Transcribe every line exactly and omit anything that is a picture.
=== Dataset section ===
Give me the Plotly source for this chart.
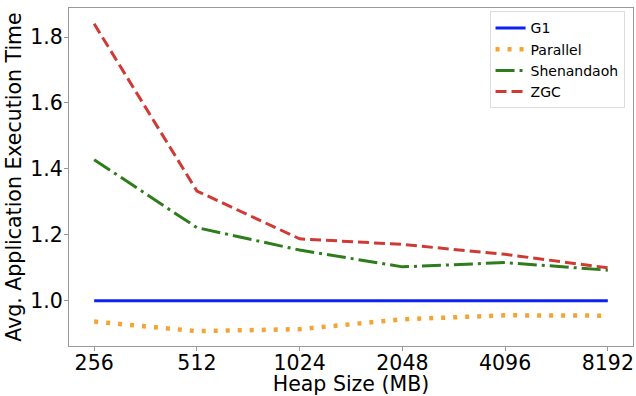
import plotly.graph_objects as go

heap_sizes = ["256", "512", "1024", "2048", "4096", "8192"]
g1 = [1.0, 1.0, 1.0, 1.0, 1.0, 1.0]
parallel = [0.937, 0.908, 0.914, 0.944, 0.956, 0.955]
shenandoah = [1.428, 1.222, 1.154, 1.103, 1.116, 1.093]
zgc = [1.840, 1.333, 1.188, 1.171, 1.141, 1.100]
y_ticks = [1.0, 1.2, 1.4, 1.6, 1.8]

x_idx = list(range(len(heap_sizes)))

fig = go.Figure()
fig.add_trace(go.Scatter(x=x_idx, y=g1, mode="lines", name="G1",
                         line=dict(color="#0a22f5", width=3)))
fig.add_trace(go.Scatter(x=x_idx, y=parallel, mode="lines", name="Parallel",
                         line=dict(color="#f5a332", width=4.5, dash="4px,8px")))
fig.add_trace(go.Scatter(x=x_idx, y=shenandoah, mode="lines", name="Shenandaoh",
                         line=dict(color="#2e7d1c", width=3, dash="19px,5px,3px,5px")))
fig.add_trace(go.Scatter(x=x_idx, y=zgc, mode="lines", name="ZGC",
                         line=dict(color="#d03a35", width=3, dash="11px,5px")))

axis_common = dict(showline=True, linecolor="#999999", linewidth=1.2, mirror=True,
                   ticks="outside", ticklen=4, tickcolor="#999999",
                   showgrid=False, zeroline=False, automargin=False,
                   tickfont=dict(family="DejaVu Sans", size=20.5, color="black"))

fig.update_xaxes(range=[-0.245, 5.245], tickmode="array", tickvals=x_idx,
                 ticktext=heap_sizes, ticklabelstandoff=-6,
                 title=dict(text="Heap Size (MB)", standoff=6,
                            font=dict(family="DejaVu Sans", size=20.5, color="black")),
                 **axis_common)
fig.update_yaxes(range=[0.863, 1.888], tickmode="array", tickvals=y_ticks,
                 ticktext=[f"{v:.1f}" for v in y_ticks], ticklabelstandoff=-3,
                 title=dict(text="Avg. Application Execution Time", standoff=3,
                            font=dict(family="DejaVu Sans", size=20.5, color="black")),
                 **axis_common)

fig.update_layout(
    width=636, height=396,
    margin=dict(l=69, r=3, t=8, b=50, autoexpand=False),
    plot_bgcolor="white", paper_bgcolor="white",
    font=dict(family="DejaVu Sans", color="black"),
    showlegend=True,
    legend=dict(x=0.985, y=0.99, xanchor="right", yanchor="top",
                bgcolor="rgba(255,255,255,0.8)", bordercolor="#dddddd", borderwidth=1,
                font=dict(family="DejaVu Sans", size=14, color="black"),
                itemwidth=30, tracegroupgap=0),
)

fig.write_html("out.html", config={"displayModeBar": False},
               post_script="document.body.style.margin='0';document.body.style.padding='0';")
===
▶ **Output below**:
Give me the Plotly source for this chart.
import plotly.graph_objects as go

heap_sizes = ["256", "512", "1024", "2048", "4096", "8192"]
g1 = [1.0, 1.0, 1.0, 1.0, 1.0, 1.0]
parallel = [0.937, 0.908, 0.914, 0.944, 0.956, 0.955]
shenandoah = [1.428, 1.222, 1.154, 1.103, 1.116, 1.093]
zgc = [1.840, 1.333, 1.188, 1.171, 1.141, 1.100]
y_ticks = [1.0, 1.2, 1.4, 1.6, 1.8]

x_idx = list(range(len(heap_sizes)))

fig = go.Figure()
fig.add_trace(go.Scatter(x=x_idx, y=g1, mode="lines", name="G1",
                         line=dict(color="#0a22f5", width=3)))
fig.add_trace(go.Scatter(x=x_idx, y=parallel, mode="lines", name="Parallel",
                         line=dict(color="#f5a332", width=4.5, dash="4px,8px")))
fig.add_trace(go.Scatter(x=x_idx, y=shenandoah, mode="lines", name="Shenandaoh",
                         line=dict(color="#2e7d1c", width=3, dash="19px,5px,3px,5px")))
fig.add_trace(go.Scatter(x=x_idx, y=zgc, mode="lines", name="ZGC",
                         line=dict(color="#d03a35", width=3, dash="11px,5px")))

axis_common = dict(showline=True, linecolor="#999999", linewidth=1.2, mirror=True,
                   ticks="outside", ticklen=4, tickcolor="#999999",
                   showgrid=False, zeroline=False, automargin=False,
                   tickfont=dict(family="DejaVu Sans", size=20.5, color="black"))

fig.update_xaxes(range=[-0.245, 5.245], tickmode="array", tickvals=x_idx,
                 ticktext=heap_sizes, ticklabelstandoff=-6,
                 title=dict(text="Heap Size (MB)", standoff=6,
                            font=dict(family="DejaVu Sans", size=20.5, color="black")),
                 **axis_common)
fig.update_yaxes(range=[0.863, 1.888], tickmode="array", tickvals=y_ticks,
                 ticktext=[f"{v:.1f}" for v in y_ticks], ticklabelstandoff=-3,
                 title=dict(text="Avg. Application Execution Time", standoff=3,
                            font=dict(family="DejaVu Sans", size=20.5, color="black")),
                 **axis_common)

fig.update_layout(
    width=636, height=396,
    margin=dict(l=69, r=3, t=8, b=50, autoexpand=False),
    plot_bgcolor="white", paper_bgcolor="white",
    font=dict(family="DejaVu Sans", color="black"),
    showlegend=True,
    legend=dict(x=0.985, y=0.99, xanchor="right", yanchor="top",
                bgcolor="rgba(255,255,255,0.8)", bordercolor="#dddddd", borderwidth=1,
                font=dict(family="DejaVu Sans", size=14, color="black"),
                itemwidth=30, tracegroupgap=0),
)

fig.write_html("out.html", config={"displayModeBar": False},
               post_script="document.body.style.margin='0';document.body.style.padding='0';")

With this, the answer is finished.